== Given material ==
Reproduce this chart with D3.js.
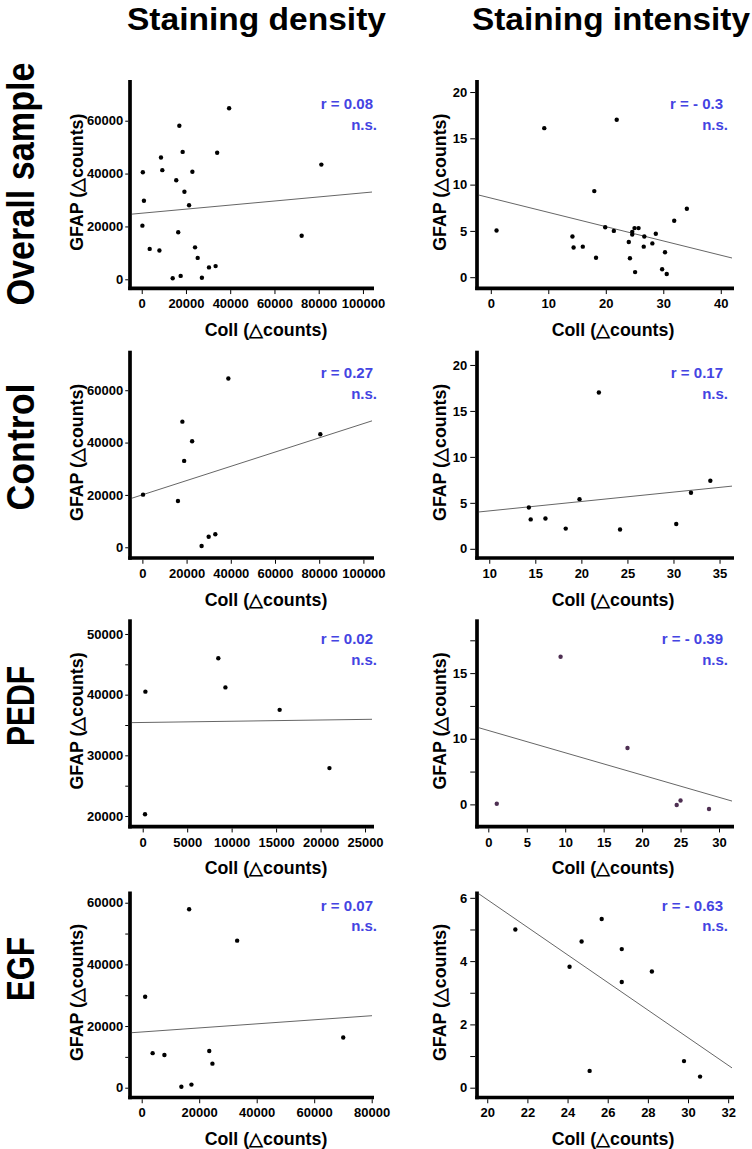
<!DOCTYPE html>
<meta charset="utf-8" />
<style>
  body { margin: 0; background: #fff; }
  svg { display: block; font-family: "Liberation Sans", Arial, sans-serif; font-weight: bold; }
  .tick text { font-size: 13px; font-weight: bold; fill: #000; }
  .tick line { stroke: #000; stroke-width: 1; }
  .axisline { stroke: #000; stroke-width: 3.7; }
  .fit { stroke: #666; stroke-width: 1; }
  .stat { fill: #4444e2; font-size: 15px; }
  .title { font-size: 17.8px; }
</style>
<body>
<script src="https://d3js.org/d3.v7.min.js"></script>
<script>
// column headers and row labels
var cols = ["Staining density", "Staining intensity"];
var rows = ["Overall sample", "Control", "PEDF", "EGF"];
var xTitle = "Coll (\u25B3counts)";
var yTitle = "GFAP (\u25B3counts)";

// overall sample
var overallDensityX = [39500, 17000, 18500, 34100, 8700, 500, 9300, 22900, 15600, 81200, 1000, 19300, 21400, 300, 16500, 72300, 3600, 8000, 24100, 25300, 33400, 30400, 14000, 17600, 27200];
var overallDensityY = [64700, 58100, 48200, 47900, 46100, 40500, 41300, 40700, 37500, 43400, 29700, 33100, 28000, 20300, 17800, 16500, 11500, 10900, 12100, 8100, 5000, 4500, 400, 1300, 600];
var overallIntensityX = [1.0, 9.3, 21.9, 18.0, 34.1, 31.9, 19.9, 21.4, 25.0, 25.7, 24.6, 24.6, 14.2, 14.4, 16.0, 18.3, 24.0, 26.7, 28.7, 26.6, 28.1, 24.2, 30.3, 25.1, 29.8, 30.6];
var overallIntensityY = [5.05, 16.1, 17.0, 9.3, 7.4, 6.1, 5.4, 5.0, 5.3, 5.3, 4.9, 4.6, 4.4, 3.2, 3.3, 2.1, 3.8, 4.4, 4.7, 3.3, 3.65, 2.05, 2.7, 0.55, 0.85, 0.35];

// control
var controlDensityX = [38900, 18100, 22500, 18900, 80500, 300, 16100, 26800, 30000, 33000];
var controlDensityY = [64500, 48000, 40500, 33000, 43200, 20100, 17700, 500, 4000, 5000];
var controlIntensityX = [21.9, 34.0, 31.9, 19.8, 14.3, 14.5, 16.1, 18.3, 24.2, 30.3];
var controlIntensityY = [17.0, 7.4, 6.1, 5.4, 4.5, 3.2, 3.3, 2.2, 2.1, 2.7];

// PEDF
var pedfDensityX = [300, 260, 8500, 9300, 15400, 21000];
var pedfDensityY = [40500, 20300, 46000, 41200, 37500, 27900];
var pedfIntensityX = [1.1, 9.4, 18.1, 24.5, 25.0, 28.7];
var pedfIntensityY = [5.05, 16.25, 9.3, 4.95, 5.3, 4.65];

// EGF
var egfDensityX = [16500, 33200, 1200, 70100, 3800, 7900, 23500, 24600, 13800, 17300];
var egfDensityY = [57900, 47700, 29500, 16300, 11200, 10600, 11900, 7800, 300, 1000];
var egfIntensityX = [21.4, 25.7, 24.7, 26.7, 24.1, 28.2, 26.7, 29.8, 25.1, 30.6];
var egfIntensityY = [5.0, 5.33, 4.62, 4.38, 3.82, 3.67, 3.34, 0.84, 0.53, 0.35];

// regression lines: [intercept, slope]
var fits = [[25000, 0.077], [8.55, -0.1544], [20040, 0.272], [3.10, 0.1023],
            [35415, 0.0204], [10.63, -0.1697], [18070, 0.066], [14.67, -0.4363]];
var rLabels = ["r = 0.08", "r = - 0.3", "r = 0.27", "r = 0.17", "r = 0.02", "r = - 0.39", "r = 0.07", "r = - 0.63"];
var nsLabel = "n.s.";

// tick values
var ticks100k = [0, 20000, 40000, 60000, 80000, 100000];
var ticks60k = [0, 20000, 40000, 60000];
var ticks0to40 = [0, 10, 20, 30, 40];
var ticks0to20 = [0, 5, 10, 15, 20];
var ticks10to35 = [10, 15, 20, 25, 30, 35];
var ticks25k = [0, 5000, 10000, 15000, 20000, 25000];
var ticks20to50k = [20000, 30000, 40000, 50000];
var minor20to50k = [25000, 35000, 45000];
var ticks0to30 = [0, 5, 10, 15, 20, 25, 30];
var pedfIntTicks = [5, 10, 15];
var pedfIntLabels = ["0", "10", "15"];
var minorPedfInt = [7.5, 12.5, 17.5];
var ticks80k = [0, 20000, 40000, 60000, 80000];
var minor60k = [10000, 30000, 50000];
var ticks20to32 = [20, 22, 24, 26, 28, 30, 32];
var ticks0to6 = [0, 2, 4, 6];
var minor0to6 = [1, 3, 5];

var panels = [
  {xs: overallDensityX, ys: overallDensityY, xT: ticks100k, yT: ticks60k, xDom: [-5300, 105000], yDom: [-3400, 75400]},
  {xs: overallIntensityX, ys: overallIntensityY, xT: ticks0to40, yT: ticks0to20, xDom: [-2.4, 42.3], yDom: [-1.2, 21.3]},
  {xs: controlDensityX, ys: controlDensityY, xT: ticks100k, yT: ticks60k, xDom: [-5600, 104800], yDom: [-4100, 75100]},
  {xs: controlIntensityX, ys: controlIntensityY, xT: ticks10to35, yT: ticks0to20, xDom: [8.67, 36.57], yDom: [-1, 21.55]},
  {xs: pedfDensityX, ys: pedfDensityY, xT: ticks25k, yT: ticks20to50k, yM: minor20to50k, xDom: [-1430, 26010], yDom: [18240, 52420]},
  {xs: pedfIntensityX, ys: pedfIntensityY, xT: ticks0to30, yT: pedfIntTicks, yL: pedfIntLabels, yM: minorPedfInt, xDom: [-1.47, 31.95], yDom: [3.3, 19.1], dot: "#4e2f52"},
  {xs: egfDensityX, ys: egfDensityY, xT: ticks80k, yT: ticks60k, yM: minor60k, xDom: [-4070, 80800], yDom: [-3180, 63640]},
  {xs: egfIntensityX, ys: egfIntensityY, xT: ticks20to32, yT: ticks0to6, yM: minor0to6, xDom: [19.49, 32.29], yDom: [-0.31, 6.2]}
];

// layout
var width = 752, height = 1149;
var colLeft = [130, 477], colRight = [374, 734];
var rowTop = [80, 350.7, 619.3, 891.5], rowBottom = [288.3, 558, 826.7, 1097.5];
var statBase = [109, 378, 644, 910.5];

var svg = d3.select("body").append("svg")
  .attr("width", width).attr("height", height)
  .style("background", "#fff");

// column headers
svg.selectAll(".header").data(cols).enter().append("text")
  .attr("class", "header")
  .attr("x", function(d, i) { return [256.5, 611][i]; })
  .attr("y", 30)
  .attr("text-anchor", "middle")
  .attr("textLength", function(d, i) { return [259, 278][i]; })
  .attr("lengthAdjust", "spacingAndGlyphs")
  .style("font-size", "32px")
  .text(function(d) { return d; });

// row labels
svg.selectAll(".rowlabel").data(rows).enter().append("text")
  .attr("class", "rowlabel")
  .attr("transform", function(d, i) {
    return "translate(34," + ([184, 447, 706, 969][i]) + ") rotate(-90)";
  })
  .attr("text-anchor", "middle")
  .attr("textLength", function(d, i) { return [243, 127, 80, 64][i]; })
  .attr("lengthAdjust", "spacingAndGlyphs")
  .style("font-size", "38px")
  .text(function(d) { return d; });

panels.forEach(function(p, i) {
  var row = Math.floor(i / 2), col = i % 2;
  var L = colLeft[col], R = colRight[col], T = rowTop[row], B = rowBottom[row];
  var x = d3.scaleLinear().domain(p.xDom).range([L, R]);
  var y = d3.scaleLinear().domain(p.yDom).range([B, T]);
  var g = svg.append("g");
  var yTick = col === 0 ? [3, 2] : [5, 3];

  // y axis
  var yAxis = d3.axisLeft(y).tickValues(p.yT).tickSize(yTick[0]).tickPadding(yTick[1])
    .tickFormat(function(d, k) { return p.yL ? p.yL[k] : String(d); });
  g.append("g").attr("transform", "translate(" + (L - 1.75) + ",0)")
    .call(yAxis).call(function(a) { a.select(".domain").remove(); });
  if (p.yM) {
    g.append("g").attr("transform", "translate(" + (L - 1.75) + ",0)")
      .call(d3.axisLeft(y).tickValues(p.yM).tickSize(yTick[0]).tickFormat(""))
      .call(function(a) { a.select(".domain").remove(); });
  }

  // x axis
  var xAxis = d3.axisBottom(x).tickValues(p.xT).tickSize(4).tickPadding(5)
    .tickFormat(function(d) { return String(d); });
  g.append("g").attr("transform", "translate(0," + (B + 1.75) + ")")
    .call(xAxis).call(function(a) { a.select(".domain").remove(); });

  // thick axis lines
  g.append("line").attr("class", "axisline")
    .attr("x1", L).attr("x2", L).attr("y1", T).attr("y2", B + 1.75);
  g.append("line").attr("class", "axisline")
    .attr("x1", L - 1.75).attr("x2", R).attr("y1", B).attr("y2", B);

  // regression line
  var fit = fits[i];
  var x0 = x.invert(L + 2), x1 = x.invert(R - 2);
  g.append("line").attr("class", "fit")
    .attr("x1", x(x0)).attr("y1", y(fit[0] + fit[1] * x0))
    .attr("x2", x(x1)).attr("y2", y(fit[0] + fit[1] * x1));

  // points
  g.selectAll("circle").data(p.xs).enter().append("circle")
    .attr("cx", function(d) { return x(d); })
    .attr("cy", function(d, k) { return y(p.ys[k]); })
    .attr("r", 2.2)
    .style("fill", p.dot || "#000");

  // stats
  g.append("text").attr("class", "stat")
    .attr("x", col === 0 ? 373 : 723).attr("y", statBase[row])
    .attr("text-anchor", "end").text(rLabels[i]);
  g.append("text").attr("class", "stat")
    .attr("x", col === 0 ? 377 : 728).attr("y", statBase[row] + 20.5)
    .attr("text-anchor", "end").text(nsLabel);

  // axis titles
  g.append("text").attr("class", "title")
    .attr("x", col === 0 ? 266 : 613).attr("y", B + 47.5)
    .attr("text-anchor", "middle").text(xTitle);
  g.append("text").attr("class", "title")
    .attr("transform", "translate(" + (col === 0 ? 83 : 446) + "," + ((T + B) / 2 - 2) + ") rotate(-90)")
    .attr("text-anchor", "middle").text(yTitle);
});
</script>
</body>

== What you are asked to do ==
Begin at the top of the material above and output each line exactly, stopping after the line that holds "2.2, 2.1, 2.7];". Leave out pictures.

== Right answer ==
Reproduce this chart with D3.js.
<!DOCTYPE html>
<meta charset="utf-8" />
<style>
  body { margin: 0; background: #fff; }
  svg { display: block; font-family: "Liberation Sans", Arial, sans-serif; font-weight: bold; }
  .tick text { font-size: 13px; font-weight: bold; fill: #000; }
  .tick line { stroke: #000; stroke-width: 1; }
  .axisline { stroke: #000; stroke-width: 3.7; }
  .fit { stroke: #666; stroke-width: 1; }
  .stat { fill: #4444e2; font-size: 15px; }
  .title { font-size: 17.8px; }
</style>
<body>
<script src="https://d3js.org/d3.v7.min.js"></script>
<script>
// column headers and row labels
var cols = ["Staining density", "Staining intensity"];
var rows = ["Overall sample", "Control", "PEDF", "EGF"];
var xTitle = "Coll (\u25B3counts)";
var yTitle = "GFAP (\u25B3counts)";

// overall sample
var overallDensityX = [39500, 17000, 18500, 34100, 8700, 500, 9300, 22900, 15600, 81200, 1000, 19300, 21400, 300, 16500, 72300, 3600, 8000, 24100, 25300, 33400, 30400, 14000, 17600, 27200];
var overallDensityY = [64700, 58100, 48200, 47900, 46100, 40500, 41300, 40700, 37500, 43400, 29700, 33100, 28000, 20300, 17800, 16500, 11500, 10900, 12100, 8100, 5000, 4500, 400, 1300, 600];
var overallIntensityX = [1.0, 9.3, 21.9, 18.0, 34.1, 31.9, 19.9, 21.4, 25.0, 25.7, 24.6, 24.6, 14.2, 14.4, 16.0, 18.3, 24.0, 26.7, 28.7, 26.6, 28.1, 24.2, 30.3, 25.1, 29.8, 30.6];
var overallIntensityY = [5.05, 16.1, 17.0, 9.3, 7.4, 6.1, 5.4, 5.0, 5.3, 5.3, 4.9, 4.6, 4.4, 3.2, 3.3, 2.1, 3.8, 4.4, 4.7, 3.3, 3.65, 2.05, 2.7, 0.55, 0.85, 0.35];

// control
var controlDensityX = [38900, 18100, 22500, 18900, 80500, 300, 16100, 26800, 30000, 33000];
var controlDensityY = [64500, 48000, 40500, 33000, 43200, 20100, 17700, 500, 4000, 5000];
var controlIntensityX = [21.9, 34.0, 31.9, 19.8, 14.3, 14.5, 16.1, 18.3, 24.2, 30.3];
var controlIntensityY = [17.0, 7.4, 6.1, 5.4, 4.5, 3.2, 3.3, 2.2, 2.1, 2.7];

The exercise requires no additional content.